The windex pad will remove any junk that is traveling with your printhead.

Cleaning Epson Print Heads and CIS aka Bulk Ink System

You should also clean the wastepad as well, blot it with a windex pad.


----------



## racewayphoto (Feb 7, 2010)

Yes, it is an Epson 9600. I finally got it to work correctly. Did another nozzle check and everything looked good. I had a mouse pad image that is about 90% pink, red and magenta colors. I printed out a couple of those images and went back to my black and white images and all was good finally. My thinking was there was something causing the magenta nozzles to not close properly so I figured I would overwork these nozzles and break it free. Seemed to work. Will still look at your link. THANKS!!


----------



## mgparrish (Jul 9, 2005)

racewayphoto said:


> Yes, it is an Epson 9600. I finally got it to work correctly. Did another nozzle check and everything looked good. I had a mouse pad image that is about 90% pink, red and magenta colors. I printed out a couple of those images and went back to my black and white images and all was good finally. My thinking was there was something causing the magenta nozzles to not close properly so I figured I would overwork these nozzles and break it free. Seemed to work. Will still look at your link. THANKS!!

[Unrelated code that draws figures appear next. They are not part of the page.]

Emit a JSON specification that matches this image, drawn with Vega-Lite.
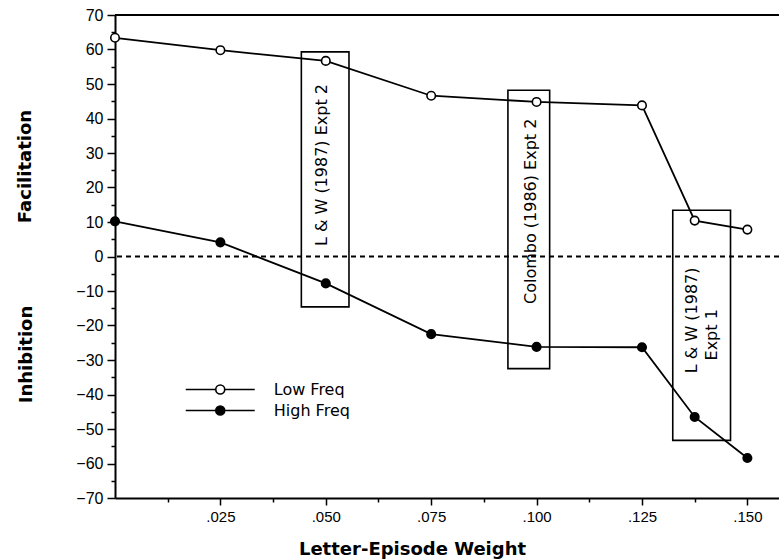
{
  "$schema": "https://vega.github.io/schema/vega-lite/v6.json",
  "width": 664,
  "height": 483,
  "autosize": {"type": "none"},
  "padding": {"left": 115, "top": 15, "right": 0, "bottom": 62},
  "background": "white",
  "config": {"view": {"stroke": null}, "font": "Liberation Sans"},
  "datasets": {
    "series": [
      {"w": 0.0, "value": 63.4, "freq": "Low Freq"},
      {"w": 0.025, "value": 59.8, "freq": "Low Freq"},
      {"w": 0.05, "value": 56.7, "freq": "Low Freq"},
      {"w": 0.075, "value": 46.6, "freq": "Low Freq"},
      {"w": 0.1, "value": 44.8, "freq": "Low Freq"},
      {"w": 0.125, "value": 43.8, "freq": "Low Freq"},
      {"w": 0.1375, "value": 10.4, "freq": "Low Freq"},
      {"w": 0.15, "value": 7.8, "freq": "Low Freq"},
      {"w": 0.0, "value": 10.2, "freq": "High Freq"},
      {"w": 0.025, "value": 4.1, "freq": "High Freq"},
      {"w": 0.05, "value": -7.8, "freq": "High Freq"},
      {"w": 0.075, "value": -22.5, "freq": "High Freq"},
      {"w": 0.1, "value": -26.2, "freq": "High Freq"},
      {"w": 0.125, "value": -26.3, "freq": "High Freq"},
      {"w": 0.1375, "value": -46.5, "freq": "High Freq"},
      {"w": 0.15, "value": -58.4, "freq": "High Freq"}
    ],
    "boxes": [
      {"x1": 0.0442, "x2": 0.0555, "top": 59.3, "bottom": -14.6},
      {"x1": 0.0932, "x2": 0.1031, "top": 48.2, "bottom": -32.5},
      {"x1": 0.1323, "x2": 0.146, "top": 13.4, "bottom": -53.3}
    ],
    "labels": [
      {"w": 0.0492, "value": 26.5, "label": "L & W (1987) Expt 2"},
      {"w": 0.0987, "value": 13.1, "label": "Colombo (1986) Expt 2"},
      {"w": 0.1369, "value": -18.5, "label": "L & W (1987)"},
      {"w": 0.1417, "value": -22.7, "label": "Expt 1"}
    ]
  },
  "resolve": {"axis": {"x": "independent", "y": "independent"}},
  "layer": [
    {
      "data": {"name": "boxes"},
      "mark": {"type": "rect", "filled": false, "stroke": "black", "strokeWidth": 1.6},
      "encoding": {
        "x": {"field": "x1", "type": "quantitative", "axis": null},
        "x2": {"field": "x2"},
        "y": {"field": "top", "type": "quantitative", "axis": null},
        "y2": {"field": "bottom"}
      }
    },
    {
      "data": {"values": [{}]},
      "mark": {"type": "rule", "color": "black", "strokeWidth": 2},
      "encoding": {"y": {"datum": 70, "type": "quantitative", "axis": null}}
    },
    {
      "data": {"values": [{}]},
      "mark": {"type": "rule", "color": "black", "strokeWidth": 2, "strokeDash": [5, 4]},
      "encoding": {"y": {"datum": 0, "type": "quantitative", "axis": null}}
    },
    {
      "data": {"name": "series"},
      "mark": {"type": "line", "color": "black", "strokeWidth": 1.8},
      "encoding": {
        "x": {
          "field": "w",
          "type": "quantitative",
          "scale": {"domain": [0, 0.1575], "nice": false, "zero": false},
          "axis": {
            "orient": "bottom",
            "values": [0.0125, 0.025, 0.0375, 0.05, 0.0625, 0.075, 0.0875, 0.1, 0.1125, 0.125, 0.1375, 0.15],
            "labelExpr": "round(datum.value*1000) % 25 === 0 ? substring(format(datum.value, '.3f'), 1) : ''",
            "tickSize": {"condition": {"test": "round(datum.value*1000) % 25 === 0", "value": 7}, "value": 4},
            "tickColor": "black",
            "tickWidth": 1.5,
            "domainColor": "black",
            "domainWidth": 2,
            "grid": false,
            "labelFont": "Liberation Sans",
            "labelFontSize": 15,
            "labelColor": "black",
            "labelPadding": 4,
            "title": "Letter-Episode Weight",
            "titleFont": "DejaVu Sans",
            "titleFontWeight": "bold",
            "titleFontSize": 18,
            "titleColor": "black",
            "titleX": 297,
            "titleY": 56,
            "titleAlign": "center",
            "titleBaseline": "alphabetic"
          }
        },
        "y": {
          "field": "value",
          "type": "quantitative",
          "scale": {"domain": [-70, 70], "nice": false, "zero": false},
          "axis": {
            "orient": "left",
            "values": [-70, -65, -60, -55, -50, -45, -40, -35, -30, -25, -20, -15, -10, -5, 0, 5, 10, 15, 20, 25, 30, 35, 40, 45, 50, 55, 60, 65, 70],
            "labelExpr": "datum.value % 10 === 0 ? datum.label : ''",
            "tickSize": {"condition": {"test": "datum.value % 10 === 0", "value": 8}, "value": 4},
            "tickColor": "black",
            "tickWidth": 1.5,
            "domainColor": "black",
            "domainWidth": 2,
            "grid": false,
            "labelFont": "Liberation Sans",
            "labelFontSize": 16,
            "labelColor": "black",
            "labelPadding": 4,
            "labelBaseline": "middle",
            "title": "Facilitation",
            "titleFont": "DejaVu Sans",
            "titleFontWeight": "bold",
            "titleFontSize": 18,
            "titleColor": "black",
            "titleAngle": 270,
            "titleX": -85,
            "titleY": 151,
            "titleAlign": "center",
            "titleBaseline": "alphabetic"
          }
        },
        "detail": {"field": "freq"}
      }
    },
    {
      "data": {"name": "series"},
      "mark": {"type": "point", "shape": "circle", "filled": true, "size": 72, "stroke": "black", "strokeWidth": 1.6, "opacity": 1},
      "encoding": {
        "x": {"field": "w", "type": "quantitative", "axis": null},
        "y": {
          "field": "value",
          "type": "quantitative",
          "axis": {
            "orient": "left",
            "labels": false,
            "ticks": false,
            "domain": false,
            "grid": false,
            "title": "Inhibition",
            "titleFont": "DejaVu Sans",
            "titleFontWeight": "bold",
            "titleFontSize": 18,
            "titleColor": "black",
            "titleAngle": 270,
            "titleX": -84,
            "titleY": 339,
            "titleAlign": "center",
            "titleBaseline": "alphabetic"
          }
        },
        "fill": {
          "field": "freq",
          "type": "nominal",
          "scale": {"domain": ["Low Freq", "High Freq"], "range": ["white", "black"]},
          "legend": {
            "orient": "none",
            "legendX": 92.75,
            "legendY": 362,
            "title": null,
            "padding": 0,
            "symbolType": "M-3,0H-0.39M0.39,0H3M0.39,0A0.39,0.39,0,1,1,-0.39,0A0.39,0.39,0,1,1,0.39,0Z",
            "symbolSize": 529,
            "symbolStrokeColor": "black",
            "symbolStrokeWidth": 1.6,
            "symbolOffset": 0,
            "labelOffset": 41,
            "labelFont": "DejaVu Sans",
            "labelFontSize": 16,
            "labelColor": "black",
            "rowPadding": 0
          }
        }
      }
    },
    {
      "data": {"name": "labels"},
      "mark": {"type": "text", "angle": 270, "font": "DejaVu Sans", "fontSize": 16, "color": "black", "align": "center", "baseline": "middle"},
      "encoding": {
        "x": {"field": "w", "type": "quantitative", "axis": null},
        "y": {"field": "value", "type": "quantitative", "axis": null},
        "text": {"field": "label"}
      }
    }
  ]
}
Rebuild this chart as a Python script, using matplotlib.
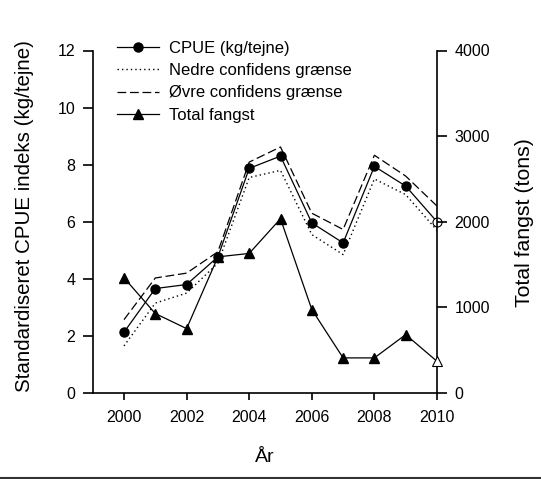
import matplotlib
matplotlib.use("Agg")
import matplotlib.pyplot as plt
from matplotlib.lines import Line2D

plt.rcParams['font.family'] = ['Liberation Sans', 'DejaVu Sans']

years = [2000, 2001, 2002, 2003, 2004, 2005, 2006, 2007, 2008, 2009, 2010]
cpue = [2.13, 3.66, 3.80, 4.77, 7.87, 8.30, 5.96, 5.26, 7.94, 7.25, 6.0]
lower_ci = [1.65, 3.15, 3.50, 4.55, 7.55, 7.80, 5.55, 4.85, 7.50, 6.95, 5.70]
upper_ci = [2.57, 4.03, 4.20, 4.95, 8.09, 8.62, 6.30, 5.73, 8.33, 7.60, 6.55]
total_catch = [1345, 928, 752, 1590, 1630, 2035, 975, 410, 410, 682, 370]

label_cpue = "CPUE (kg/tejne)"
label_lower = "Nedre confidens grænse"
label_upper = "Øvre confidens grænse"
label_catch = "Total fangst"

W, H = 541, 479
fig = plt.figure(figsize=(W / 100, H / 100), dpi=100)
L, R, B, T = 92.7, 437, 393, 50.5
ax = fig.add_axes([L / W, 1 - B / H, (R - L) / W, (B - T) / H])
ax2 = ax.twinx()

lw = 0.9
ms = 6.5
ax.plot(years, lower_ci, color='black', lw=1.0, ls=(0, (1, 2.2)), label=label_lower)
ax.plot(years, upper_ci, color='black', lw=lw, ls=(0, (7, 3)), label=label_upper)
ax.plot(years[:-1], cpue[:-1], color='black', lw=lw, marker='o', ms=ms)
ax.plot(years[-2:], cpue[-2:], color='black', lw=lw)
ax.plot(years[-1:], cpue[-1:], ls='none', marker='o', ms=ms, mfc='white', mec='black', mew=0.8, clip_on=False, zorder=5)

ax2.plot(years[:-1], total_catch[:-1], color='black', lw=lw, marker='^', ms=ms + 0.5)
ax2.plot(years[-2:], total_catch[-2:], color='black', lw=lw)
ax2.plot(years[-1:], total_catch[-1:], ls='none', marker='^', ms=ms + 0.5, mfc='white', mec='black', mew=0.8, clip_on=False, zorder=5)

ax.set_xlim(1999, 2010)
ax.set_ylim(0, 12)
ax2.set_ylim(0, 4000)
ax.set_xticks([2000, 2002, 2004, 2006, 2008, 2010])
ax.set_yticks([0, 2, 4, 6, 8, 10, 12])
ax2.set_yticks([0, 1000, 2000, 3000, 4000])

for a in (ax, ax2):
    a.spines['top'].set_visible(False)
    for s in a.spines.values():
        s.set_linewidth(1.2)
ax.spines['right'].set_visible(False)
ax2.spines['left'].set_visible(False)
ax2.spines['bottom'].set_visible(False)

fs = 11.5
ax.tick_params(axis='y', direction='out', length=7.5, width=1.2, pad=5, labelsize=fs)
ax.tick_params(axis='x', direction='out', length=5, width=1.2, pad=7, labelsize=fs)
ax2.tick_params(axis='y', direction='out', length=7.5, width=1.2, pad=5, labelsize=fs)

fig.text(25 / W, 1 - 216 / H, "Standardiseret CPUE indeks (kg/tejne)", rotation=90,
         ha='center', va='center', fontsize=14.8)
fig.text(525 / W, 1 - 223 / H, "Total fangst (tons)", rotation=90,
         ha='center', va='center', fontsize=15.3)
fig.text(265 / W, 1 - 458 / H, "År", ha='center', va='center', fontsize=14)

handles = [
    Line2D([], [], color='black', lw=lw, marker='o', ms=ms),
    Line2D([], [], color='black', lw=1.0, ls=(0, (1, 2.2))),
    Line2D([], [], color='black', lw=lw, ls=(0, (7, 3))),
    Line2D([], [], color='black', lw=lw, marker='^', ms=ms + 0.5),
]
labels = [label_cpue, label_lower, label_upper, label_catch]
fig.legend(handles, labels, loc='upper left', bbox_to_anchor=(117 / W, 1 - 40.5 / H),
           frameon=False, fontsize=12, handlelength=2.5, handletextpad=0.6,
           labelspacing=0.45, borderpad=0, borderaxespad=0)

fig.add_artist(Line2D([0, 1], [1 - 477.5 / H, 1 - 477.5 / H], transform=fig.transFigure,
                      color='#333333', lw=1.5))

fig.savefig("out.png", dpi=100)
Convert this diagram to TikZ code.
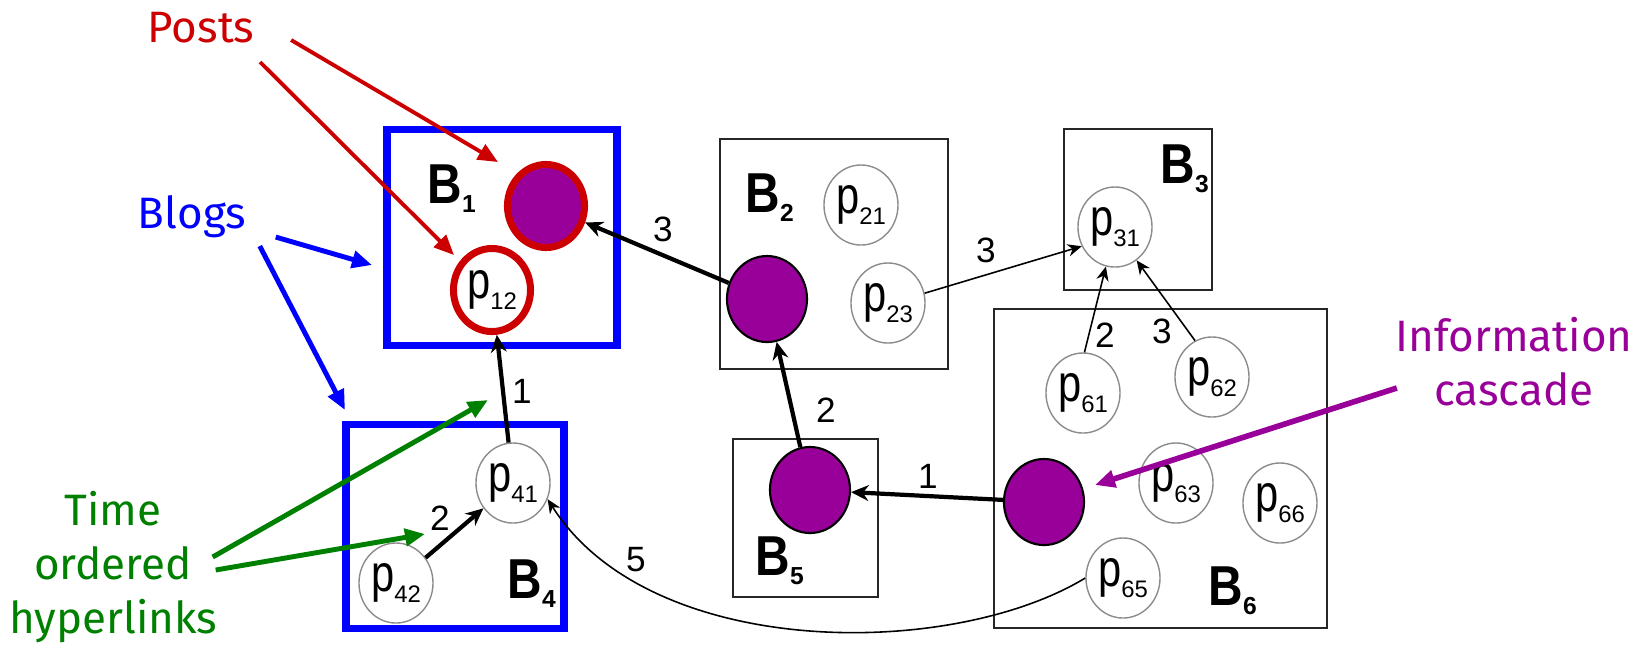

That link is for Epson Desktop. So not applicable. I have a 4880 that is designed more like the 9600 but never had the problems you mention.

You need to search (or ask a wide format dealer) how to do on your large format printe for future reference.


----------



## racewayphoto (Feb 7, 2010)

I've never had this problem until this weekend. Have a big order to be ready for next weekend and everything went to crap. Was hoping it wasn't the print head going bad. That would have been about a $500 repair.


----------



## dt (Aug 12, 2007)

It happen to me two times in 5 years

I opened my image in photoshop
took the color tool and the background was
a little pink and don't know why

but changed it and it was perfect.

I don't know if it's your problem but tried to help.

DT


----------



## RSNJ19 (Apr 15, 2011)

I had the same problem you describe on a R1900 this past summer. Only I would describe my problem as a rust color appearing in the white areas when I sublimated. It is just as you said, the image was perfectly white in Photoshop. Nor could you see any discoloration with the eye on the transfer paper. However when it came off the heat press, some (not all) portions of the white area looked, as I said, rusty. 


At first I thought the heat press was overheating and causing the material I was sublimating onto to burn. I tried everything I could think of with the heat press but could find no fix.


When I did a standard nozzle check on the printer everything looked good so I couldn’t imagine it was a fault with the printer. But when I did a deep cleaning cycle the R1900 prints a more
elaborate print pattern. It was than that I could see some gaps in the print (not many but a few).


Finally I ran three deep cleaning cycles to clean the print head and the problem went away.
I don’t understand why gaps in the print pattern (signaling some blocked print nozzles) would effect the white areas which is not supposed to have any ink deposited. But cleaning the head did the trick.


I am certain this was the problem because about a month and a half later it happened again. This
time I knew what to do. I did a head cleaning and again everything was fine. 


I bring the problem on myself because I don’t run enough prints thru my printer often enough to avoid clogged print heads.


I hope this helps anyone who may experience this phenomenon


----------



## mgparrish (Jul 9, 2005)

RSNJ19 said:


> I had the same problem you describe on a R1900 this past summer. Only I would describe my problem as a rust color appearing in the white areas when I sublimated. It is just as you said, the image was perfectly white in Photoshop. Nor could you see any discoloration with the eye on the transfer paper. However when it came off the heat press, some (not all) portions of the white area looked, as I said, rusty.
> 
> 
> At first I thought the heat press was overheating and causing the material I was sublimating onto to burn. I tried everything I could think of with the heat press but could find no fix.
> ...


Sometimes blocked nozzles are like what happens when you take a running garden hose and put your thumb over the end constricting the stream and you get a spray effect.


----------



## RSNJ19 (Apr 15, 2011)

mgparrish said:


> Sometimes blocked nozzles are like what happens when you take a running garden hose and put your thumb over the end constricting the stream and you get a spray effect.


 
Thanks mgparrish, What you describe makes perfect sense. That explains exactly what I was experiencing.


----------



## racewayphoto (Feb 7, 2010)

Went to do some more printing and the pink streaking is back with a MAJOR vengeance. No matter I have tried it won't go away. I think I did about 6 power cleanings, did a head alignment adjustment, printed the 'mostly magenta' prints I did the last time that cleared it up, checked the nozzle check pattern several times and it looks PERFECT. I don't know what to do!!!!!!!!!!!!! Can anyone do some printing for me cheap so I can get some product made.


----------